What to produce:
Quote every line below exactly and skip any picture.

Recorded data:
------------------------------------------------------------------------
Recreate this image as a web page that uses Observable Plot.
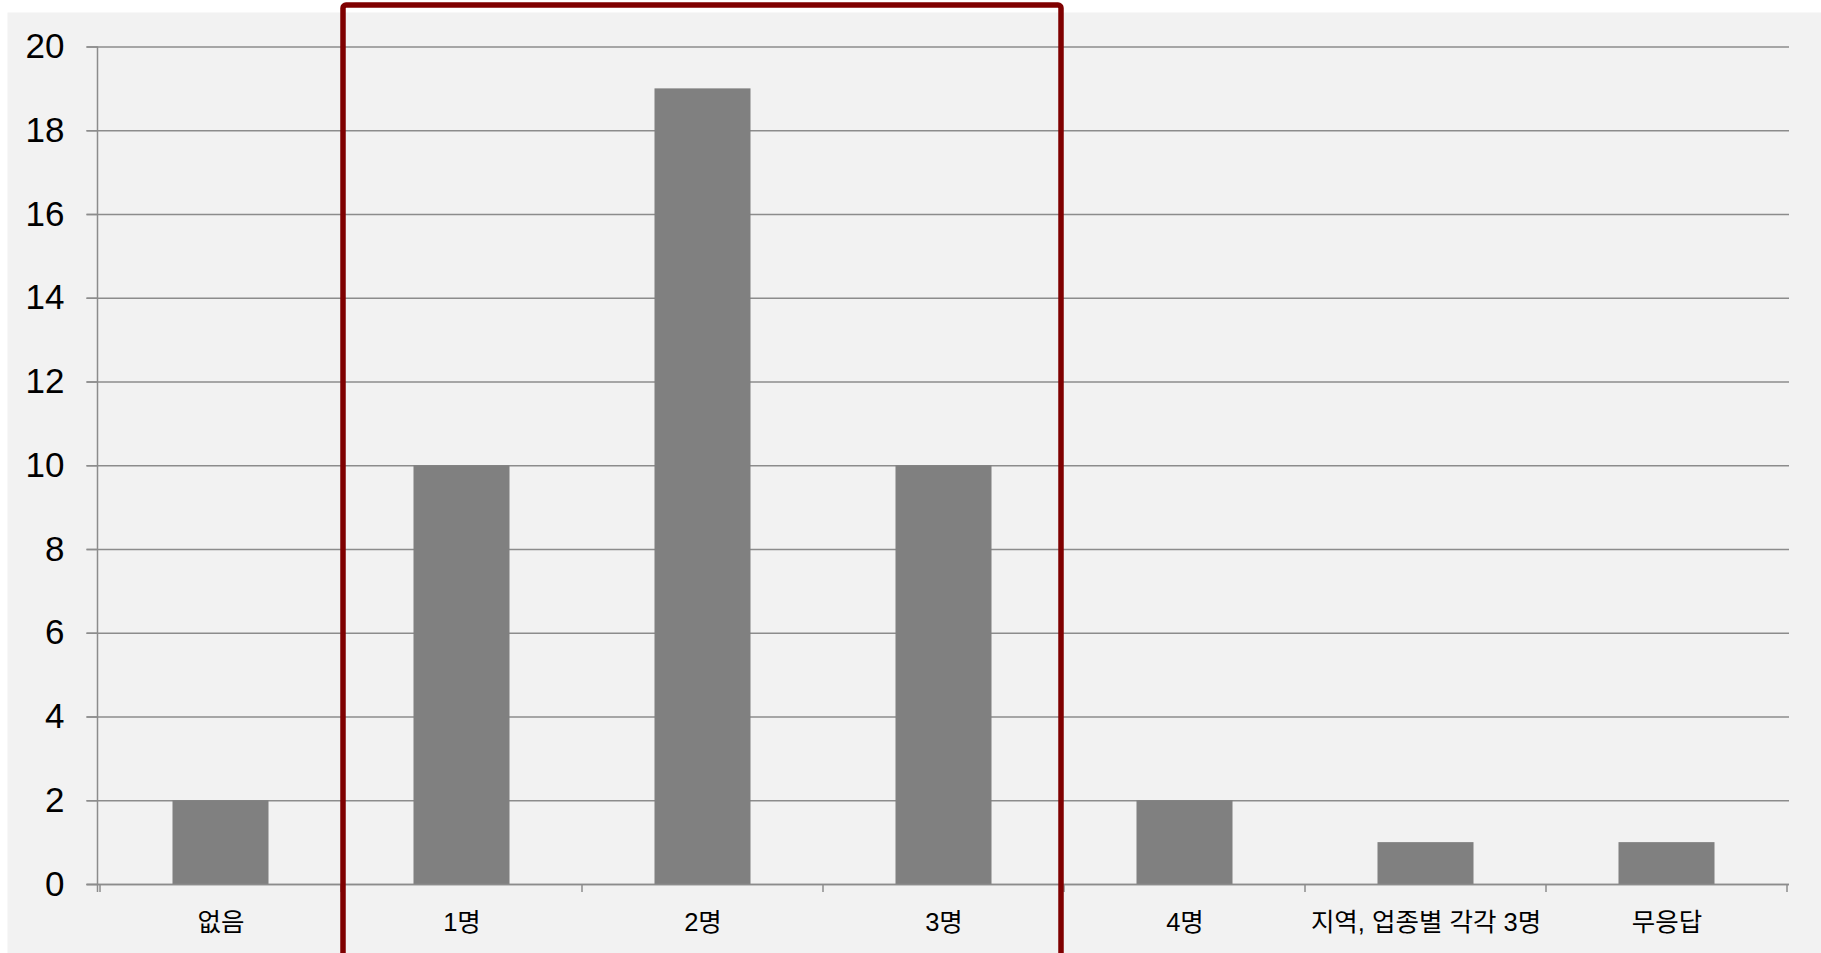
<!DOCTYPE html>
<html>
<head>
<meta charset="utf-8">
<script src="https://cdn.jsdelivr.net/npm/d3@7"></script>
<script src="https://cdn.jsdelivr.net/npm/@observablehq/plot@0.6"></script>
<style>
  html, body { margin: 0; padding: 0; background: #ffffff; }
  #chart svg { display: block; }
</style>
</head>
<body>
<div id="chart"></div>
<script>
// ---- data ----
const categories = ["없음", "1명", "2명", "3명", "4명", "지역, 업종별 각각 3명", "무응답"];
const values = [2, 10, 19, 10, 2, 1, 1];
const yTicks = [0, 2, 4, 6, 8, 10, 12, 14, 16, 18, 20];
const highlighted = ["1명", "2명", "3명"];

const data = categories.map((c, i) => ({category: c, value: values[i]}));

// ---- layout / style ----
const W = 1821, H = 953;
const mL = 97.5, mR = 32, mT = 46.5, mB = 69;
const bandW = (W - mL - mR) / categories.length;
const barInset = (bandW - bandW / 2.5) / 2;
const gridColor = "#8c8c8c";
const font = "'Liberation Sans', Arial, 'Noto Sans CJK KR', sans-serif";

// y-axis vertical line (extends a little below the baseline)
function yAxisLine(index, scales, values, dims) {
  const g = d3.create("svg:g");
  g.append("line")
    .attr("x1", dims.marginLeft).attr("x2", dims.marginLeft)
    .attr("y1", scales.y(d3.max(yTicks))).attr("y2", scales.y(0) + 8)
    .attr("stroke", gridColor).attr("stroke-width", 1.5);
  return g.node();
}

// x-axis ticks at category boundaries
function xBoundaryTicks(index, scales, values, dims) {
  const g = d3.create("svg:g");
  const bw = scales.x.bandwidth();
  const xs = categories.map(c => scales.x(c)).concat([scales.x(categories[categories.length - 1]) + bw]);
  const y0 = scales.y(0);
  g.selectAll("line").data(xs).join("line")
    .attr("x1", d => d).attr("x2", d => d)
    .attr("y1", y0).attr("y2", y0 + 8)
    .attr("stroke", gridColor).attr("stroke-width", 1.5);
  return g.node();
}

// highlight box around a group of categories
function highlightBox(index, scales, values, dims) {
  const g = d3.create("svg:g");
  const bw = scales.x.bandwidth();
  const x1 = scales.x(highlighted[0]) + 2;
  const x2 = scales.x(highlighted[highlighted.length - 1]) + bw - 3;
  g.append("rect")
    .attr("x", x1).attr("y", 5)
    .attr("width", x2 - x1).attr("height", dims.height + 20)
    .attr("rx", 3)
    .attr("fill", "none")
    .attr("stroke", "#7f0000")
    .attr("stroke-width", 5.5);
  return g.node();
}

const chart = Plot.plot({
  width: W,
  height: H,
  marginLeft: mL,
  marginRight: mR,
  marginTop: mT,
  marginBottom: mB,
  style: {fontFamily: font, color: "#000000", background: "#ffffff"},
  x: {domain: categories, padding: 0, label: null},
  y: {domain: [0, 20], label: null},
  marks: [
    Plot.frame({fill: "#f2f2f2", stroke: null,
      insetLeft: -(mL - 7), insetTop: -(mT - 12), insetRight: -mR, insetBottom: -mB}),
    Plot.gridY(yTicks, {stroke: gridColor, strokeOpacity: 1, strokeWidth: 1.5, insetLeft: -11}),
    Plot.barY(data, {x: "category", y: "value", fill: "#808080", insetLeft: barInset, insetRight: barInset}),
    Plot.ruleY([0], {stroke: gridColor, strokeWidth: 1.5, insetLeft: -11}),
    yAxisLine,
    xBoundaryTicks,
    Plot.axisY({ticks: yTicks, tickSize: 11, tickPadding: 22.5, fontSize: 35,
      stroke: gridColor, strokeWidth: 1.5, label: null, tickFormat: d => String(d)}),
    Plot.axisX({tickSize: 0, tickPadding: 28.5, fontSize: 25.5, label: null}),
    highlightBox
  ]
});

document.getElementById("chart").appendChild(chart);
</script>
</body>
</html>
------------------------------------------------------------------------
Task response:
Recreate this image as a web page that uses Observable Plot.
<!DOCTYPE html>
<html>
<head>
<meta charset="utf-8">
<script src="https://cdn.jsdelivr.net/npm/d3@7"></script>
<script src="https://cdn.jsdelivr.net/npm/@observablehq/plot@0.6"></script>
<style>
  html, body { margin: 0; padding: 0; background: #ffffff; }
  #chart svg { display: block; }
</style>
</head>
<body>
<div id="chart"></div>
<script>
// ---- data ----
const categories = ["없음", "1명", "2명", "3명", "4명", "지역, 업종별 각각 3명", "무응답"];
const values = [2, 10, 19, 10, 2, 1, 1];
const yTicks = [0, 2, 4, 6, 8, 10, 12, 14, 16, 18, 20];
const highlighted = ["1명", "2명", "3명"];

const data = categories.map((c, i) => ({category: c, value: values[i]}));

// ---- layout / style ----
const W = 1821, H = 953;
const mL = 97.5, mR = 32, mT = 46.5, mB = 69;
const bandW = (W - mL - mR) / categories.length;
const barInset = (bandW - bandW / 2.5) / 2;
const gridColor = "#8c8c8c";
const font = "'Liberation Sans', Arial, 'Noto Sans CJK KR', sans-serif";

// y-axis vertical line (extends a little below the baseline)
function yAxisLine(index, scales, values, dims) {
  const g = d3.create("svg:g");
  g.append("line")
    .attr("x1", dims.marginLeft).attr("x2", dims.marginLeft)
    .attr("y1", scales.y(d3.max(yTicks))).attr("y2", scales.y(0) + 8)
    .attr("stroke", gridColor).attr("stroke-width", 1.5);
  return g.node();
}

// x-axis ticks at category boundaries
function xBoundaryTicks(index, scales, values, dims) {
  const g = d3.create("svg:g");
  const bw = scales.x.bandwidth();
  const xs = categories.map(c => scales.x(c)).concat([scales.x(categories[categories.length - 1]) + bw]);
  const y0 = scales.y(0);
  g.selectAll("line").data(xs).join("line")
    .attr("x1", d => d).attr("x2", d => d)
    .attr("y1", y0).attr("y2", y0 + 8)
    .attr("stroke", gridColor).attr("stroke-width", 1.5);
  return g.node();
}

// highlight box around a group of categories
function highlightBox(index, scales, values, dims) {
  const g = d3.create("svg:g");
  const bw = scales.x.bandwidth();
  const x1 = scales.x(highlighted[0]) + 2;
  const x2 = scales.x(highlighted[highlighted.length - 1]) + bw - 3;
  g.append("rect")
    .attr("x", x1).attr("y", 5)
    .attr("width", x2 - x1).attr("height", dims.height + 20)
    .attr("rx", 3)
    .attr("fill", "none")
    .attr("stroke", "#7f0000")
    .attr("stroke-width", 5.5);
  return g.node();
}

const chart = Plot.plot({
  width: W,
  height: H,
  marginLeft: mL,
  marginRight: mR,
  marginTop: mT,
  marginBottom: mB,
  style: {fontFamily: font, color: "#000000", background: "#ffffff"},
  x: {domain: categories, padding: 0, label: null},
  y: {domain: [0, 20], label: null},
  marks: [
    Plot.frame({fill: "#f2f2f2", stroke: null,
      insetLeft: -(mL - 7), insetTop: -(mT - 12), insetRight: -mR, insetBottom: -mB}),
    Plot.gridY(yTicks, {stroke: gridColor, strokeOpacity: 1, strokeWidth: 1.5, insetLeft: -11}),
    Plot.barY(data, {x: "category", y: "value", fill: "#808080", insetLeft: barInset, insetRight: barInset}),
    Plot.ruleY([0], {stroke: gridColor, strokeWidth: 1.5, insetLeft: -11}),
    yAxisLine,
    xBoundaryTicks,
    Plot.axisY({ticks: yTicks, tickSize: 11, tickPadding: 22.5, fontSize: 35,
      stroke: gridColor, strokeWidth: 1.5, label: null, tickFormat: d => String(d)}),
    Plot.axisX({tickSize: 0, tickPadding: 28.5, fontSize: 25.5, label: null}),
    highlightBox
  ]
});

document.getElementById("chart").appendChild(chart);
</script>
</body>
</html>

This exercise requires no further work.